Task details:
Write out again, unaltered, the lines from the start through the line containing "mite_ring = [0, 1, 1]".

===============

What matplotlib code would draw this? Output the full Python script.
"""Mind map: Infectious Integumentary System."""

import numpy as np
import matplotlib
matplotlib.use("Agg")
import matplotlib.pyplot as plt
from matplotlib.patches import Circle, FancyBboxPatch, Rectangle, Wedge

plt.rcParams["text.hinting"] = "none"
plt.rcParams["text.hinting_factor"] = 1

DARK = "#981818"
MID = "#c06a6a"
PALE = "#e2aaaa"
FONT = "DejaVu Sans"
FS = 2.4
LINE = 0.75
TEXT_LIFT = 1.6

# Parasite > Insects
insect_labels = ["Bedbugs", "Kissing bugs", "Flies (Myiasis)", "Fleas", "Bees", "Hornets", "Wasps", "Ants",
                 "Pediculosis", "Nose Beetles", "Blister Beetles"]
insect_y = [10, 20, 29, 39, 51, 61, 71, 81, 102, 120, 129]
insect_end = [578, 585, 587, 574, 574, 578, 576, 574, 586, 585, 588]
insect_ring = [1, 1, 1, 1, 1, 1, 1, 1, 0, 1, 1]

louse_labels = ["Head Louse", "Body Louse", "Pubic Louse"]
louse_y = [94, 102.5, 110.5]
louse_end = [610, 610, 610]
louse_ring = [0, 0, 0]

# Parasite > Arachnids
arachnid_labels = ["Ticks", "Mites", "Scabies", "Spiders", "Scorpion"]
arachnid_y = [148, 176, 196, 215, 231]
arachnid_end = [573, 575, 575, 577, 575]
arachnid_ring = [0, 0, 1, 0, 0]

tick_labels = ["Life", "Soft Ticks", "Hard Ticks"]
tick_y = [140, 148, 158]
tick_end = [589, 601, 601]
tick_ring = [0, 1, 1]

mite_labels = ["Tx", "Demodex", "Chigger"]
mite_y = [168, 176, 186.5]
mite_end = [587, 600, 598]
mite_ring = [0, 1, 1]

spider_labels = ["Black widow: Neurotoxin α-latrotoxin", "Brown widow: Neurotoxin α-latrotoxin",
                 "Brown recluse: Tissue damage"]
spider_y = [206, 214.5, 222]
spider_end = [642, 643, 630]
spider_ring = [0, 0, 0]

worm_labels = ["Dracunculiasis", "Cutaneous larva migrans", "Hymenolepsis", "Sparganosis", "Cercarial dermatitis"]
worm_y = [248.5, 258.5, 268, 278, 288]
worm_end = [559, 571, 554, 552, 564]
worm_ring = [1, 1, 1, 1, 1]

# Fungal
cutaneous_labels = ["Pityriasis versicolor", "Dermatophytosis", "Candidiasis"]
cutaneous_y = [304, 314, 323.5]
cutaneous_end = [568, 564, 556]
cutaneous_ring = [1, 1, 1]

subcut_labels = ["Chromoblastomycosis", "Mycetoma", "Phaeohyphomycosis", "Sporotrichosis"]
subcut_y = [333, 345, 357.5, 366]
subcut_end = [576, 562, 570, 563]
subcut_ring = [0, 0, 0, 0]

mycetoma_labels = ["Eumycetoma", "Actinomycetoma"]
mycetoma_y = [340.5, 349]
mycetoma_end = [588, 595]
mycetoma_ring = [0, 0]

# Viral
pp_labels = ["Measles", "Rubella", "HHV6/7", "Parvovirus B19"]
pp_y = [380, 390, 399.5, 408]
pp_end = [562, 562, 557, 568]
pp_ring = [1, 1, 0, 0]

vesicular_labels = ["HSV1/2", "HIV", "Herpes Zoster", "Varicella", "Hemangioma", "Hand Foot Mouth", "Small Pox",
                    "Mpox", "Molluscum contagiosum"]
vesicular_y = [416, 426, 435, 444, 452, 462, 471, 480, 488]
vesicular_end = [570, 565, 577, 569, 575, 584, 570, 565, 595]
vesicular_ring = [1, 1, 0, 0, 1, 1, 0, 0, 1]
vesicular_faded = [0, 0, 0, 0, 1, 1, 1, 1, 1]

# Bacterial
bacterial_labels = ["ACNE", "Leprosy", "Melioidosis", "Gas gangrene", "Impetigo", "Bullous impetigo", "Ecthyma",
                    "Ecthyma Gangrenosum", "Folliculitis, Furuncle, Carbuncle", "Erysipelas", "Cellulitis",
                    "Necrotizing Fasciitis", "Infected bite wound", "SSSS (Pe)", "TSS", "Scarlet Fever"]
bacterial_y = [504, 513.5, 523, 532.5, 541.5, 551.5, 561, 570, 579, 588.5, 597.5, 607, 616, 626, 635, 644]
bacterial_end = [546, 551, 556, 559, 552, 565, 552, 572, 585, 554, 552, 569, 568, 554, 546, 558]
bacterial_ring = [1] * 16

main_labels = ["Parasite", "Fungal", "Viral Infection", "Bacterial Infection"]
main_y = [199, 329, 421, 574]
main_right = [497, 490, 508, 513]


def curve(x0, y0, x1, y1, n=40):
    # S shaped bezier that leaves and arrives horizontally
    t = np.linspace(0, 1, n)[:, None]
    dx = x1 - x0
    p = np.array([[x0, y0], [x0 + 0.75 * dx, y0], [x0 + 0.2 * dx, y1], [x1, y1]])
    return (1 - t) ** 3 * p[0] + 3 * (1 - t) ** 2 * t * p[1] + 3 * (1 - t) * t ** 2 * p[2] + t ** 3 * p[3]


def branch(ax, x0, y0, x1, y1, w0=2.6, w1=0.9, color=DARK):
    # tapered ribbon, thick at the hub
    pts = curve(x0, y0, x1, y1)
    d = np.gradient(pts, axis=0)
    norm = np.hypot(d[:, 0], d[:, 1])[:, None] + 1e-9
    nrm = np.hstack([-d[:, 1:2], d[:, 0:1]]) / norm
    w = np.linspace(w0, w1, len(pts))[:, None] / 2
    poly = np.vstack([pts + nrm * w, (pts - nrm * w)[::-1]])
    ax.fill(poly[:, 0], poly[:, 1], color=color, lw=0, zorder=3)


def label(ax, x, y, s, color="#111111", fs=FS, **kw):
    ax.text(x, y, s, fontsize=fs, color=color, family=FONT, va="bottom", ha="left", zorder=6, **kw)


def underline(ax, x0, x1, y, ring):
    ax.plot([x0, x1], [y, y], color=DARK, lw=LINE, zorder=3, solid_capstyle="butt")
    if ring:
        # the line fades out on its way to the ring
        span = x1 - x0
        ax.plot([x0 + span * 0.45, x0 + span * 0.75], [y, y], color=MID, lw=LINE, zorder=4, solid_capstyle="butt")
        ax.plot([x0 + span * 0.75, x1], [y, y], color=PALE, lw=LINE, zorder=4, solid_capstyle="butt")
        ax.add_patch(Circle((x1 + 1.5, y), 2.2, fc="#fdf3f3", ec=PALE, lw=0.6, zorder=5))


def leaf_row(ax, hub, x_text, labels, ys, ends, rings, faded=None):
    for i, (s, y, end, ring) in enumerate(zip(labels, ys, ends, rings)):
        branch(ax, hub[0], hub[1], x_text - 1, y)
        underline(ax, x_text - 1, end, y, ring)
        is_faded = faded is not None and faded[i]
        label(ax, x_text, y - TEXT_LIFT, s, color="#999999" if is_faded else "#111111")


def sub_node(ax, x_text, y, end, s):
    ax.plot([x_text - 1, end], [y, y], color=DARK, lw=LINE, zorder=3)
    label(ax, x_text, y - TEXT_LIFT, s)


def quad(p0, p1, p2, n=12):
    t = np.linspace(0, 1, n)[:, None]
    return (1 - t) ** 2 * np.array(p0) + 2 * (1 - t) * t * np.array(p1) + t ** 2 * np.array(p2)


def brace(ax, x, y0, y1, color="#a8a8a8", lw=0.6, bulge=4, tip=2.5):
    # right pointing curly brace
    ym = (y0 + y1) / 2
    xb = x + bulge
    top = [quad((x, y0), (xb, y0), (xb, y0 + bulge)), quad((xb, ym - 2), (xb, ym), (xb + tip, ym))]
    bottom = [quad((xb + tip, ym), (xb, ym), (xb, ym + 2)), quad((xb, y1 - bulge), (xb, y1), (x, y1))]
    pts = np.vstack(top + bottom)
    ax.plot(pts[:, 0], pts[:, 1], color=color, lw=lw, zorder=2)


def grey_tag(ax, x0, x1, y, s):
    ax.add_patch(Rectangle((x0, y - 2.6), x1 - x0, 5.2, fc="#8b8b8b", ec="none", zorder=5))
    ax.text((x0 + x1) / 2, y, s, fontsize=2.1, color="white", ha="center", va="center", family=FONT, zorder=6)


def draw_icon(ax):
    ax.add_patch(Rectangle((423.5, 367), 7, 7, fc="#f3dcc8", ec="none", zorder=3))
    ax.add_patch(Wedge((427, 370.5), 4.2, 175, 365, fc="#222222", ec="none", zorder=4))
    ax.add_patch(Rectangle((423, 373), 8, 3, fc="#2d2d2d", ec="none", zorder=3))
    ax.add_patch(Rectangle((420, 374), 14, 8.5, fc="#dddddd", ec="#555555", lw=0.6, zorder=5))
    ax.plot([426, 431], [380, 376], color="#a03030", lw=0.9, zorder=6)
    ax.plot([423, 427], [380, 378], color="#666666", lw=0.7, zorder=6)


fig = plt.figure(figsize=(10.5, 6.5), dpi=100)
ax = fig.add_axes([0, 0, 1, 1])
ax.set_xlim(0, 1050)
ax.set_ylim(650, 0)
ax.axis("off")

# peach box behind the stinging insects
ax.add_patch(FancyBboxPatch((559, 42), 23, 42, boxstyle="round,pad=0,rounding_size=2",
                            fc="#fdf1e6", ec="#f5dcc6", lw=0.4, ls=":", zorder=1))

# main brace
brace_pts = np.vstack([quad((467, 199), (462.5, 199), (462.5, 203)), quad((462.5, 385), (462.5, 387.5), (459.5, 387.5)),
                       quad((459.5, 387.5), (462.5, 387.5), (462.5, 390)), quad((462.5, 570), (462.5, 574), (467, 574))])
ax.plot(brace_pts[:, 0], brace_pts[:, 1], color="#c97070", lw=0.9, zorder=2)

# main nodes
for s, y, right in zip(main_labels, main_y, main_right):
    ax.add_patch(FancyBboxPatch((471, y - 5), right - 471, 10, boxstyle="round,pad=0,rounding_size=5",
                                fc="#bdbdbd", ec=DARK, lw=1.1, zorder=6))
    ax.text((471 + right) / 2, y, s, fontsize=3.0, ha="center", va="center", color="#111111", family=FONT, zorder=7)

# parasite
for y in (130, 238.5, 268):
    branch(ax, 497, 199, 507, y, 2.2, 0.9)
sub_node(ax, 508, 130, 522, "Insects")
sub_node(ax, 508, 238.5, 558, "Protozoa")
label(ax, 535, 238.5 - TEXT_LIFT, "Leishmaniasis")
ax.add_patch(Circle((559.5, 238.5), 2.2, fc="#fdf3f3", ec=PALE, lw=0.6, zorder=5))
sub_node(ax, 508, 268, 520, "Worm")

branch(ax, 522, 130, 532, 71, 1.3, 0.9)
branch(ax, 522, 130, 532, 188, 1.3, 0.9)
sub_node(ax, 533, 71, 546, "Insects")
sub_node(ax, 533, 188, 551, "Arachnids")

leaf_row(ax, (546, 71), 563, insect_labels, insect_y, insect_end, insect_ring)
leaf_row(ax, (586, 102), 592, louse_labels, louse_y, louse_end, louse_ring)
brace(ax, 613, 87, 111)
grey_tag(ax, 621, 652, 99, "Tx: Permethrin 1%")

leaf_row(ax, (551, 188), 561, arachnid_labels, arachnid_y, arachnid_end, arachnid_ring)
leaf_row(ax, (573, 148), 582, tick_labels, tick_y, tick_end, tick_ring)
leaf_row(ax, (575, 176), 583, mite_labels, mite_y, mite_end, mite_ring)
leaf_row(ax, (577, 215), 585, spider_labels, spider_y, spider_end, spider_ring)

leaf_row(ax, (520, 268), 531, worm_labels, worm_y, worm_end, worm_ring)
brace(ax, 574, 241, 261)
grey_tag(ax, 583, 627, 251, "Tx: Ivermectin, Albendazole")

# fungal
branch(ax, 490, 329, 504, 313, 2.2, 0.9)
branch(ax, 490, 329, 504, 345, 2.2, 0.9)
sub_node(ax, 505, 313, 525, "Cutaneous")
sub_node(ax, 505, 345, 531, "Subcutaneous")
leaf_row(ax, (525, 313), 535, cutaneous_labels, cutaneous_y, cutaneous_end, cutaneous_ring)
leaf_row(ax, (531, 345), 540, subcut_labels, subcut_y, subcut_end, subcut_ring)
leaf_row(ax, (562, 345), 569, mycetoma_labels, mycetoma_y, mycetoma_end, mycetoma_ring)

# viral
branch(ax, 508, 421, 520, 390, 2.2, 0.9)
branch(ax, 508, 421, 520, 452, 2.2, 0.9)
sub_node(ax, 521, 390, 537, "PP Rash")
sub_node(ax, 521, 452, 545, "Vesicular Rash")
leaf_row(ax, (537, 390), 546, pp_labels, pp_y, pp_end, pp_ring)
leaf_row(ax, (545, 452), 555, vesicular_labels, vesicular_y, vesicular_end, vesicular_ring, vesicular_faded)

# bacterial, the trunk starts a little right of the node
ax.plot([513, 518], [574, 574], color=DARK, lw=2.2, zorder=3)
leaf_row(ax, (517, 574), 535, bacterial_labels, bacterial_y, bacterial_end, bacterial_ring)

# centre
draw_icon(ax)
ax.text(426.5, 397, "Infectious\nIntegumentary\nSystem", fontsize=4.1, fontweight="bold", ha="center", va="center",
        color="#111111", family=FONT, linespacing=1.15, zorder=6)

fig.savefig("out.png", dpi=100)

===============

Solution below:
What matplotlib code would draw this? Output the full Python script.
"""Mind map: Infectious Integumentary System."""

import numpy as np
import matplotlib
matplotlib.use("Agg")
import matplotlib.pyplot as plt
from matplotlib.patches import Circle, FancyBboxPatch, Rectangle, Wedge

plt.rcParams["text.hinting"] = "none"
plt.rcParams["text.hinting_factor"] = 1

DARK = "#981818"
MID = "#c06a6a"
PALE = "#e2aaaa"
FONT = "DejaVu Sans"
FS = 2.4
LINE = 0.75
TEXT_LIFT = 1.6

# Parasite > Insects
insect_labels = ["Bedbugs", "Kissing bugs", "Flies (Myiasis)", "Fleas", "Bees", "Hornets", "Wasps", "Ants",
                 "Pediculosis", "Nose Beetles", "Blister Beetles"]
insect_y = [10, 20, 29, 39, 51, 61, 71, 81, 102, 120, 129]
insect_end = [578, 585, 587, 574, 574, 578, 576, 574, 586, 585, 588]
insect_ring = [1, 1, 1, 1, 1, 1, 1, 1, 0, 1, 1]

louse_labels = ["Head Louse", "Body Louse", "Pubic Louse"]
louse_y = [94, 102.5, 110.5]
louse_end = [610, 610, 610]
louse_ring = [0, 0, 0]

# Parasite > Arachnids
arachnid_labels = ["Ticks", "Mites", "Scabies", "Spiders", "Scorpion"]
arachnid_y = [148, 176, 196, 215, 231]
arachnid_end = [573, 575, 575, 577, 575]
arachnid_ring = [0, 0, 1, 0, 0]

tick_labels = ["Life", "Soft Ticks", "Hard Ticks"]
tick_y = [140, 148, 158]
tick_end = [589, 601, 601]
tick_ring = [0, 1, 1]

mite_labels = ["Tx", "Demodex", "Chigger"]
mite_y = [168, 176, 186.5]
mite_end = [587, 600, 598]
mite_ring = [0, 1, 1]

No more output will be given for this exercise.